Today we marked the end of the shloshim, the 30 days of mourning following Jake’s funeral. The day dawned cold and grey. A shroud of fog enveloped everything, damp and misty. We drove to the cemetery in silence. Even the trees cried cold tears as we slowly walked to where our dear son now lies. It was like walking through a cloud, every sound muffled, shapes dim and hazy around us. The heavy air was absolutely still.
A small group of our friends and family gathered at graveside to read verses of Tehillim (psalms) and say Kaddish. I still can’t quite believe it, but seeing the small temporary marker with his name on it hit like a musket ball to the chest. More like a wrecking ball. I fought back my tears as we stumbled haltingly through one more Kaddish, holding each other tightly lest one of us slip away.
When we knelt to lay stones around his plaque, we both lost it. The stones are to mark the place and to show that we were there. That someone remembers. As if we could ever forget. Our dear friends cried along with us, Jake left such gaping holes in everyone’s hearts. Crouched over his grave weeping the bitterest of tears, it became just a little more real, and yet still so surreal. Why, oh why did he have to leave so soon?
Somehow we managed to get back to our car. Leaning on each other, dear Cena by our side, we slowly crawled up the stairs, one step at a time. And that is how it’s going to be from now on. One step at a time. Not really seeing the top of the staircase. Just making it through one more day becomes the goal. Everything else will come later.
The rest of the day passed in a grey internal fog. I made a gallery of images collected from friends and family, and posted it here. To give me something to do other than wander from room to room. Tears welled up in my eyes from time to time at the thought of that happy child, teenager, young adult, whose short life lay documented before me. Pleasurable memories and painful reality living side by side in every picture.
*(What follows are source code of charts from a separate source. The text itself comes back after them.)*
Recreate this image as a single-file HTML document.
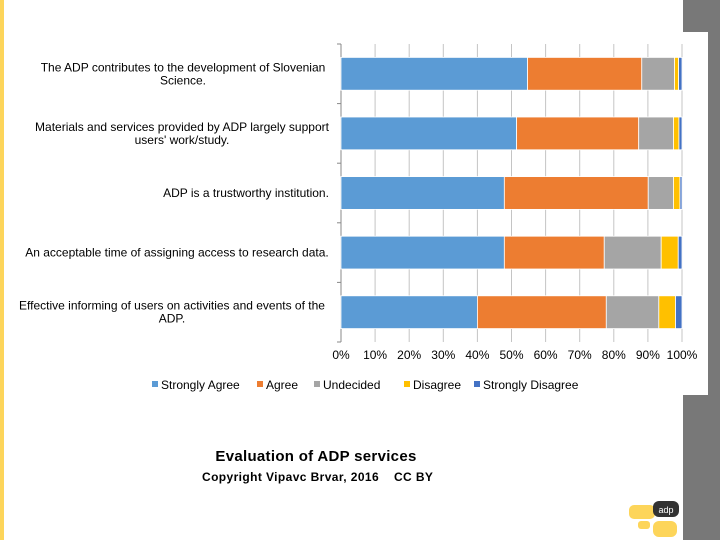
<!DOCTYPE html>
<html><head><meta charset="utf-8"><style>
body{margin:0;width:720px;height:540px;position:relative;background:#fff;font-family:"Liberation Sans",sans-serif;overflow:hidden}
</style></head><body>
<div style="position:absolute;left:0;top:0;width:4px;height:540px;background:#fdd55a"></div>
<div style="position:absolute;left:683px;top:0;width:37px;height:540px;background:#787878"></div>
<div style="position:absolute;left:10px;top:32px;width:698px;height:363px;background:#fff"></div>
<svg style="position:absolute;left:0;top:0" width="720" height="540" font-family="Liberation Sans, sans-serif">
<g id="g"></g>
</svg>
<div style="position:absolute;left:0;width:632px;top:448px;text-align:center;font-weight:bold;font-size:15px;letter-spacing:0.3px">Evaluation of ADP services</div>
<div style="position:absolute;left:202px;top:470px;font-weight:bold;font-size:12px;letter-spacing:0.4px">Copyright Vipavc Brvar, 2016&nbsp;&nbsp;&nbsp;&nbsp;CC BY</div>
<svg style="position:absolute;left:628px;top:500px" width="56" height="40">
<rect x="1" y="5" width="26" height="14" rx="5" fill="#fdd55a"/>
<rect x="10" y="21" width="12" height="8" rx="3" fill="#fdd55a"/>
<rect x="25" y="21" width="24" height="16" rx="6" fill="#fdd55a"/>
<rect x="25" y="1" width="26" height="16" rx="6" fill="#333"/>
<text x="38" y="13" font-size="9" fill="#fff" text-anchor="middle">adp</text>
</svg>
<script>
const categories=["The ADP contributes to the development of Slovenian|Science.","Materials and services provided by ADP largely support|users' work/study.","ADP is a trustworthy institution.","An acceptable time of assigning access to research data.","Effective informing of users on activities and events of the|ADP."];
const seriesNames=["Strongly Agree","Agree","Undecided","Disagree","Strongly Disagree"];
const stronglyAgree=[54.7,51.5,47.9,47.9,40];
const agree=[33.5,35.8,42.2,29.3,37.8];
const undecided=[9.6,10.2,7.4,16.7,15.4];
const disagree=[1.2,1.6,1.9,5,4.9];
const stronglyDisagree=[1.0,0.9,0.6,1.1,1.9];
const ticks=[0,10,20,30,40,50,60,70,80,90,100];
const colors=["#5b9bd5","#ed7d31","#a5a5a5","#ffc000","#4472c4"];
const X0=341,X1=682,Y0=44,Y1=342,N=categories.length,band=(Y1-Y0)/N;
const x=v=>X0+(X1-X0)*v/100;
const ns="http://www.w3.org/2000/svg",g=document.getElementById('g');
function mk(t,a){const e=document.createElementNS(ns,t);for(const k in a)e.setAttribute(k,a[k]);g.appendChild(e);return e;}
ticks.forEach(t=>{
 const l=mk('line',{x1:x(t),x2:x(t),y1:Y0,y2:Y1,stroke:t===0?'#888':'#c4c4c4','stroke-width':1});
 
 
 const tx=mk('text',{x:x(t),y:359,'font-size':12,'text-anchor':'middle',fill:'#000'});tx.textContent=t+'%';
 
 
});
for(let i=0;i<=N;i++){const tk=mk('line',{x1:X0-4,x2:X0,y1:Y0+i*band,y2:Y0+i*band,stroke:'#888'});
 
 }
const all=[stronglyAgree,agree,undecided,disagree,stronglyDisagree];
categories.forEach((c,i)=>{
 const yc=Y0+band*(i+0.5),h=band*0.55;let acc=0;
 all.forEach((s,j)=>{
  const r=mk('rect',{x:x(acc),y:yc-h/2,width:x(acc+s[i])-x(acc),height:h,fill:colors[j],stroke:'#fff','stroke-width':0.8});
  
  
  acc+=s[i];
 });
 const lines=c.split('|');
 lines.forEach((ln,k)=>{
  const t=mk('text',{x:[183,182,246,177,172][i],y:yc+4+(k-(lines.length-1)/2)*13,'font-size':12,'text-anchor':'middle',fill:'#000'});
  t.textContent=ln;
  
  
 });
});
let lx=152;
seriesNames.forEach((n,j)=>{
 const r=mk('rect',{x:lx,y:381,width:6,height:6,fill:colors[j]});
 
 
 const t=mk('text',{x:lx+9,y:389,'font-size':12,fill:'#000'});t.textContent=n;
 
 
 lx+=[105,57,90,70,0][j];
});
</script>
</body></html>
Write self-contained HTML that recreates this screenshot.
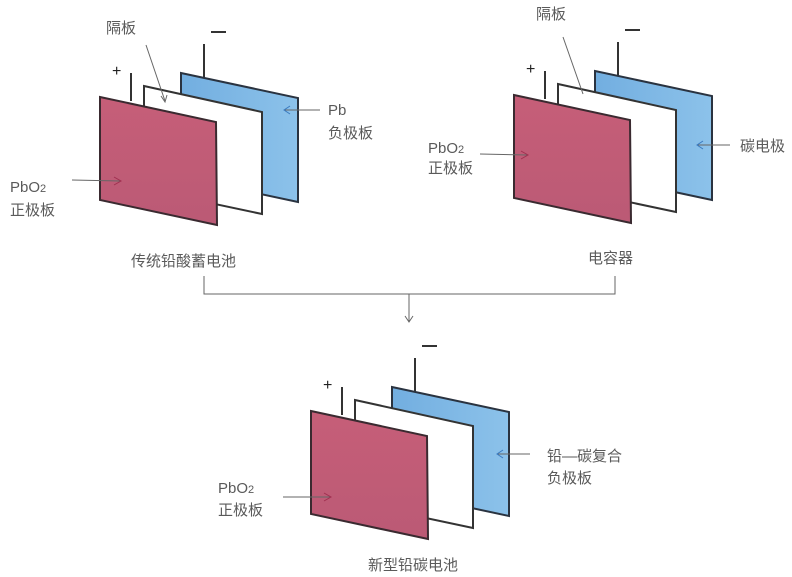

This evening we gathered at our little shul. Filled to overflowing with dear friends and family, we shared stories, laughed, cried, and honored his huge heart, his gigantic view of the world, his compassion, his humor, and his indomitable spirit. How he had an innate sense of who needed a friend and how he was able to become the friend they needed. We talked about ways to create a legacy for Jake that can live on, and make a difference in people’s lives. We ate sprinkle cookies, Jake’s favorite, toasted to his Neshama, and basked in the fellowship of the people who knew him best.
We will have to look for the bright light behind the darkness. We will find a way to spread his light over the world. He will touch many people, bring happiness to those who need it most, perhaps inspire generations of children, and live on in all of our hearts. We love you forever, Jakey Jake. No one who knew you will ever forget you.